_WHAT NEEDS TO BE DONE_
Only the lines starting at the one with "Rebuild this chart" and ending at the one with "return Path(verts, codes)" should be copied, exactly and with both ends kept.

_DATA SUPPLIED_
= = = = =

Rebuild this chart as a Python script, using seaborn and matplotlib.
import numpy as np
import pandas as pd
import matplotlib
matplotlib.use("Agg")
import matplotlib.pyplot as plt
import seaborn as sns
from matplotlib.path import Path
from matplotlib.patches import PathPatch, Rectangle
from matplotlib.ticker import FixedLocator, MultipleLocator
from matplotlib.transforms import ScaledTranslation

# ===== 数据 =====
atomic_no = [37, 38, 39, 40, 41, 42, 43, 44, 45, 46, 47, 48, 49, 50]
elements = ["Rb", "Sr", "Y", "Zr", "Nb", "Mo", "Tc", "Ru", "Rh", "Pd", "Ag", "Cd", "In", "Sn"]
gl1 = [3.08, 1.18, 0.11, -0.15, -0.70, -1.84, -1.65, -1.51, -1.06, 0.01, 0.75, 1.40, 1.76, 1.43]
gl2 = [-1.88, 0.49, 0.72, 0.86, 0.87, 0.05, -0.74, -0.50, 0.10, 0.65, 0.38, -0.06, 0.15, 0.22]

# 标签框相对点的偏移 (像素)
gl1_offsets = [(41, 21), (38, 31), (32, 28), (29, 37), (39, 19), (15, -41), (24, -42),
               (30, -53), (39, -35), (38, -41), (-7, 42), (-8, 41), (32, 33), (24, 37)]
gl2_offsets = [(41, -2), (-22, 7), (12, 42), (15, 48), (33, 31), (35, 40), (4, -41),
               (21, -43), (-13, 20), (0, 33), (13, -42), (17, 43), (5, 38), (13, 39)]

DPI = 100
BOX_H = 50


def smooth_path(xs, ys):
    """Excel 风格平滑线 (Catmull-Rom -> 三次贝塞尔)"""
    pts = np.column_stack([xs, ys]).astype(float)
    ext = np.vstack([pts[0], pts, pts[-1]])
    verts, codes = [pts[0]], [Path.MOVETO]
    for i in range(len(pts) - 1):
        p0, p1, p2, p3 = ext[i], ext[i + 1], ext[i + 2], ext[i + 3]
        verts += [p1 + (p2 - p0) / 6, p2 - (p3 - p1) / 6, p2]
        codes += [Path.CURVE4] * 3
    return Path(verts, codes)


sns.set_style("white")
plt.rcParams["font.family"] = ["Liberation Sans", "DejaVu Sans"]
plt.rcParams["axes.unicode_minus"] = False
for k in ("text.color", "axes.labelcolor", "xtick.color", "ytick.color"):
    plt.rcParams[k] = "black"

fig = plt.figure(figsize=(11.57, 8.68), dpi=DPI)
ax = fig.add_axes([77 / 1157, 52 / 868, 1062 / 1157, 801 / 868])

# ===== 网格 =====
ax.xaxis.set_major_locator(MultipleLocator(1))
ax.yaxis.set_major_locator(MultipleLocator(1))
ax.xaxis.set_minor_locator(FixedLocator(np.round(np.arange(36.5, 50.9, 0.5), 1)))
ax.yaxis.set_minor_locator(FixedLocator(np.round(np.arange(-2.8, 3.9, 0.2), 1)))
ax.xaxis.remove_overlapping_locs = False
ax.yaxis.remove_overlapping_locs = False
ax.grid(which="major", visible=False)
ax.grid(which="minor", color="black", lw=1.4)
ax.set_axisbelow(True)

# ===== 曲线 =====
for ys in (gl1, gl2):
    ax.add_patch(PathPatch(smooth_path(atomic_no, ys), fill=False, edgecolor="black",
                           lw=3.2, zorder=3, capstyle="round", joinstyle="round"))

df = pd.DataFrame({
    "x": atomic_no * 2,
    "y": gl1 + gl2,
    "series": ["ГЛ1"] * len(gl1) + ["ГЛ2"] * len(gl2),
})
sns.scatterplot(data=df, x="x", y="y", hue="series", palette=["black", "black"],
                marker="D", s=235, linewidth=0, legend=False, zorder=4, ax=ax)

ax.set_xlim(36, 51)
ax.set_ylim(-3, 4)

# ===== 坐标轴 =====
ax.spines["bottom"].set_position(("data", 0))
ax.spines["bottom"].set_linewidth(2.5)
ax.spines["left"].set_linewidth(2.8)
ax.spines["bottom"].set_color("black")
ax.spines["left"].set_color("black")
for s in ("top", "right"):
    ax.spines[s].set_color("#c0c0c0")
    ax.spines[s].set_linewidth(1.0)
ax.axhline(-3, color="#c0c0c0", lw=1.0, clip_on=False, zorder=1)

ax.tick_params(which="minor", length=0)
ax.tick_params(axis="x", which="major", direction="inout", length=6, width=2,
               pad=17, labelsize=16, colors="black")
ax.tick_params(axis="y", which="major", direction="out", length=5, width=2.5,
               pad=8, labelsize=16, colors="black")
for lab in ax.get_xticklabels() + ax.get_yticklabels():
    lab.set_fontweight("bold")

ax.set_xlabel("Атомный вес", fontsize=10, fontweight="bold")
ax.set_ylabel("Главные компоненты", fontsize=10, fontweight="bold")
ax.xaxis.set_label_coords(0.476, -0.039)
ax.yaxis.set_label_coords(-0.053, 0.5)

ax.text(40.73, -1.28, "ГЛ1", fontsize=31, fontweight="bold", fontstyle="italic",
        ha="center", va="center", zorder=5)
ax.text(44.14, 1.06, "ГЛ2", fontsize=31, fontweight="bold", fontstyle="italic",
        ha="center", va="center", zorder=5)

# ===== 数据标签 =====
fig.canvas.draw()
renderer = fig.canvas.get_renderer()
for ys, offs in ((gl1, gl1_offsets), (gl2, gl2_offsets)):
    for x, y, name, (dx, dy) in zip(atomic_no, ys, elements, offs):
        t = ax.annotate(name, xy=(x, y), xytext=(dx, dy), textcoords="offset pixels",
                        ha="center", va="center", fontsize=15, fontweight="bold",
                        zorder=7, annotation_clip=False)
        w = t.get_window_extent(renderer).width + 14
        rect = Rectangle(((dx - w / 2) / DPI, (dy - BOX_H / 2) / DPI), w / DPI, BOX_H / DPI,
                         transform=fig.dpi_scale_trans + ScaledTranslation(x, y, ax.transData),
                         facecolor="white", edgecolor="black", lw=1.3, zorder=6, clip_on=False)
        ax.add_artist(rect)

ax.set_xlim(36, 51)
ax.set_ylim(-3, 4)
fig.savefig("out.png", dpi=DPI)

= = = = =

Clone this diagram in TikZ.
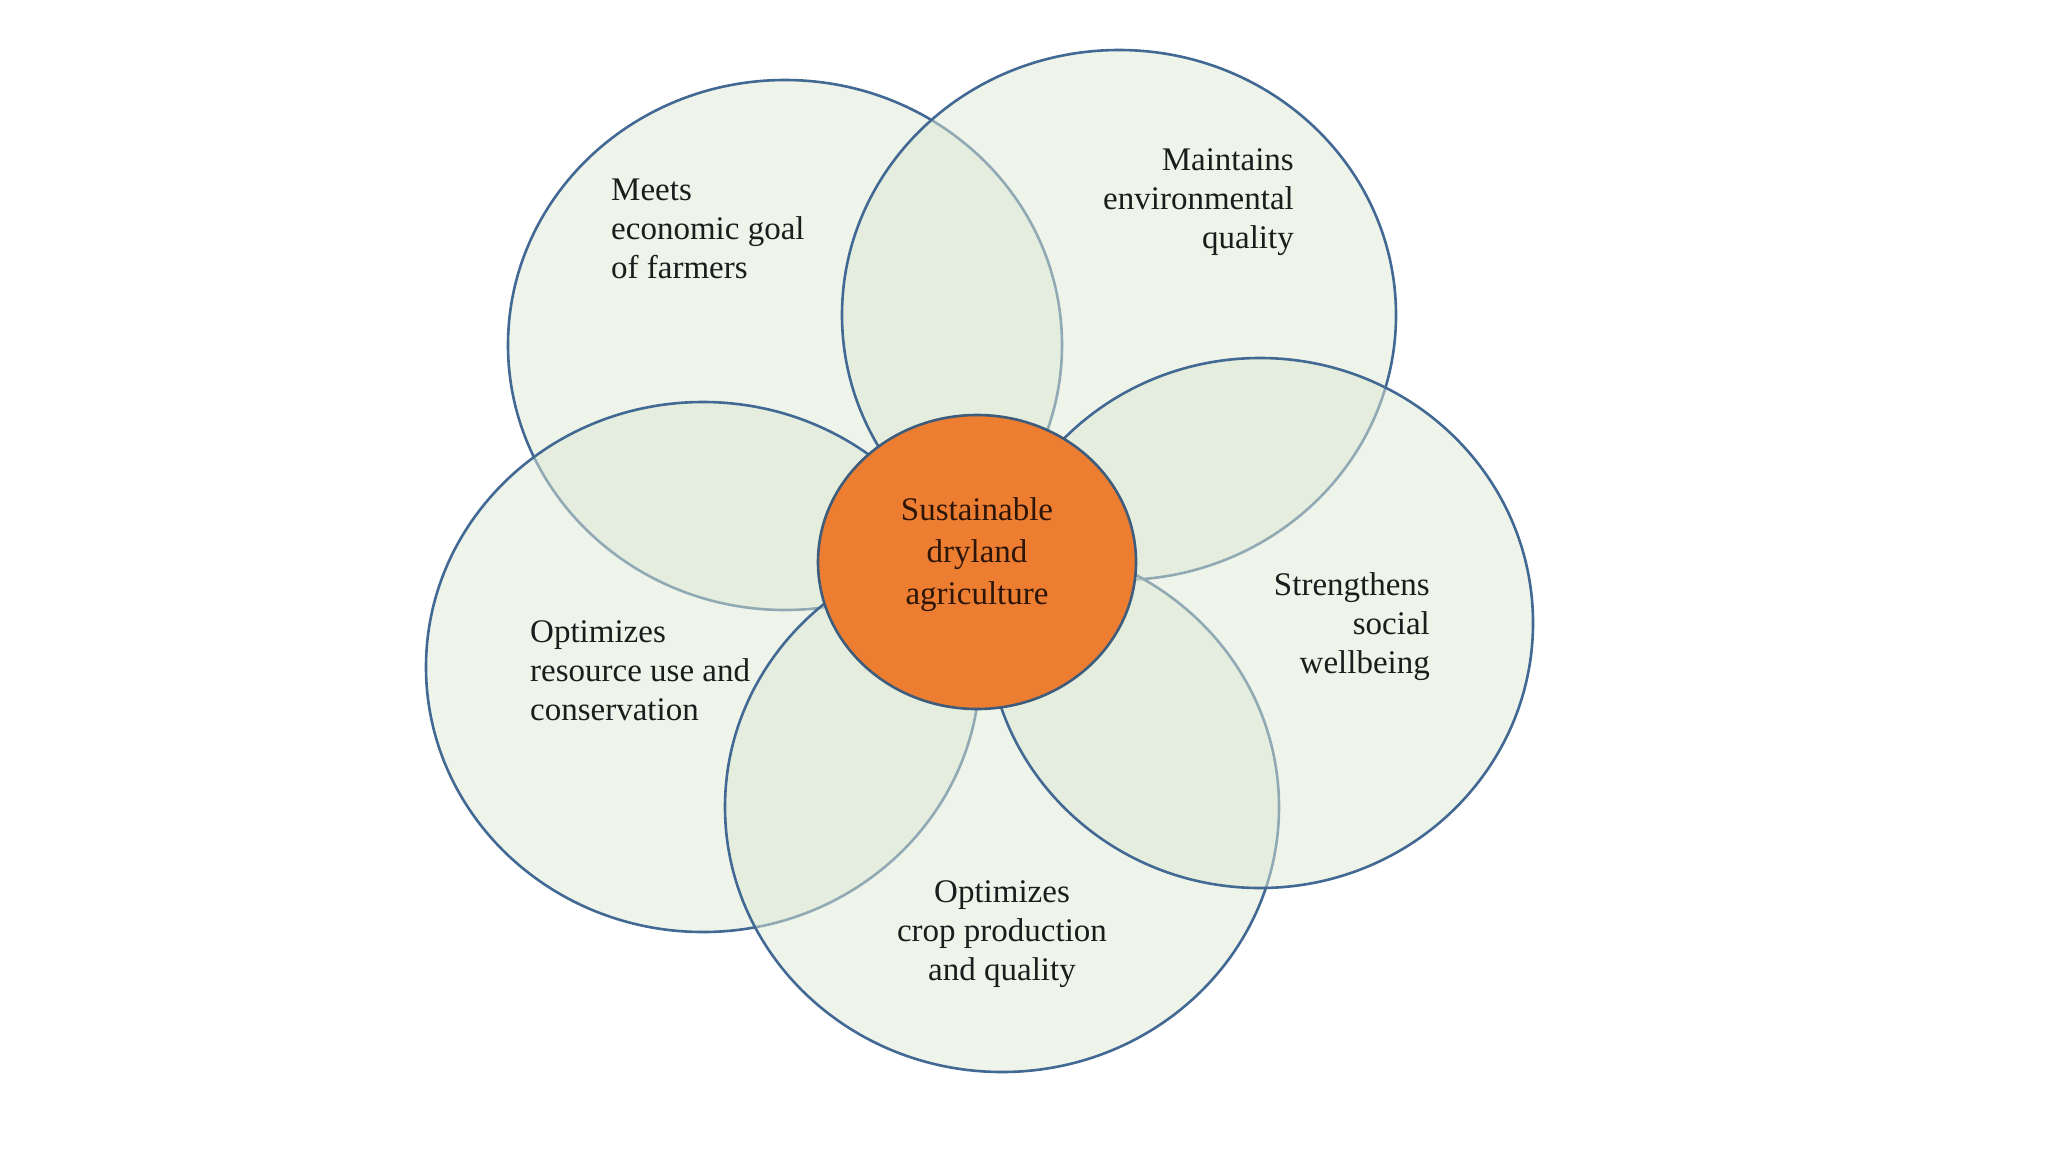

= = = = =

_RESPONSE BELOW_
Rebuild this chart as a Python script, using seaborn and matplotlib.
import numpy as np
import pandas as pd
import matplotlib
matplotlib.use("Agg")
import matplotlib.pyplot as plt
import seaborn as sns
from matplotlib.path import Path
from matplotlib.patches import PathPatch, Rectangle
from matplotlib.ticker import FixedLocator, MultipleLocator
from matplotlib.transforms import ScaledTranslation

# ===== 数据 =====
atomic_no = [37, 38, 39, 40, 41, 42, 43, 44, 45, 46, 47, 48, 49, 50]
elements = ["Rb", "Sr", "Y", "Zr", "Nb", "Mo", "Tc", "Ru", "Rh", "Pd", "Ag", "Cd", "In", "Sn"]
gl1 = [3.08, 1.18, 0.11, -0.15, -0.70, -1.84, -1.65, -1.51, -1.06, 0.01, 0.75, 1.40, 1.76, 1.43]
gl2 = [-1.88, 0.49, 0.72, 0.86, 0.87, 0.05, -0.74, -0.50, 0.10, 0.65, 0.38, -0.06, 0.15, 0.22]

# 标签框相对点的偏移 (像素)
gl1_offsets = [(41, 21), (38, 31), (32, 28), (29, 37), (39, 19), (15, -41), (24, -42),
               (30, -53), (39, -35), (38, -41), (-7, 42), (-8, 41), (32, 33), (24, 37)]
gl2_offsets = [(41, -2), (-22, 7), (12, 42), (15, 48), (33, 31), (35, 40), (4, -41),
               (21, -43), (-13, 20), (0, 33), (13, -42), (17, 43), (5, 38), (13, 39)]

DPI = 100
BOX_H = 50


def smooth_path(xs, ys):
    """Excel 风格平滑线 (Catmull-Rom -> 三次贝塞尔)"""
    pts = np.column_stack([xs, ys]).astype(float)
    ext = np.vstack([pts[0], pts, pts[-1]])
    verts, codes = [pts[0]], [Path.MOVETO]
    for i in range(len(pts) - 1):
        p0, p1, p2, p3 = ext[i], ext[i + 1], ext[i + 2], ext[i + 3]
        verts += [p1 + (p2 - p0) / 6, p2 - (p3 - p1) / 6, p2]
        codes += [Path.CURVE4] * 3
    return Path(verts, codes)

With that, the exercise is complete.